Philippine swamphen (Porphyrio pulverulentus Temminck, 1826) is a species of swamphen occurring in the Philippines and in the Talaud Islands, Indonesia. In the Philippines, it is found on Luzon, Mindanao, and other larger islands. Its habitat is dense reedbeds in swamps and wetlands, and fringing vegetation by lakes, ponds and rivers.

It used to be considered a subspecies of the purple swamphen; it differs from other members of this group in having olive-brown mantle and scapulars, and the head and body are tinged with ash-grey.

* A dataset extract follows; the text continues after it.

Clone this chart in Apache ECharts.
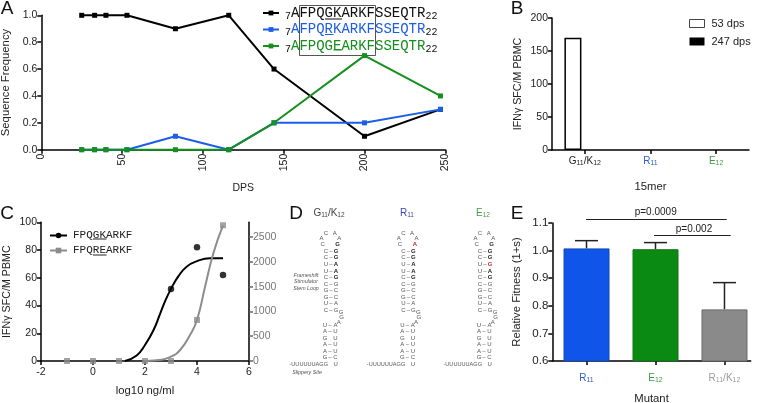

== Description and taxonomy ==
It is part of the purple swamphen species complex which also includes the Australasian swamphen, grey-headed swamphen, western swamphen, African swamphen and black-backed swamphen but was differentiated through molecular studies, and its browner back and paler body.

This species is monotypic.

== Ecology and behavior ==
There have been no species specific studies on its breeding and diet but it is pressumed to have the same behavior as the purple swamphen species complex. Primarily feeds on vegetable matter such as roots, shoots, stems, flowers and leaves. Also feeds on insects, mollusks and small vertebrates. Uses its bill and legs to cut up food. Typically seen foraging on the shore in shallow water and in floating vegetation.

It lives in communal groups and multiple females lay in one single communal nest with all members helping in raising the young.

== Habitat and conservation status ==
This species occupies a variety of wetlands fresh or brackish ponds, lakes, canals and rivers with overgrown vegetation.

IUCN has yet to assess this bird as it still accepts the purple swamphens as one species. It is likely that the population is declining. These birds are generally uncommon, and its wetland habitat is in danger of being converted into farmland and residential areas.

In the 2010s, Black-backed swamphen and/or Australasian swamphens have been reported in Mindanao and Western Visayas where they have now become the dominant species and have replaced Philippine swamphens. In 2023, it was first reported in Rizal. It is unknown if it spreading and slowly replacing the birds on Luzon.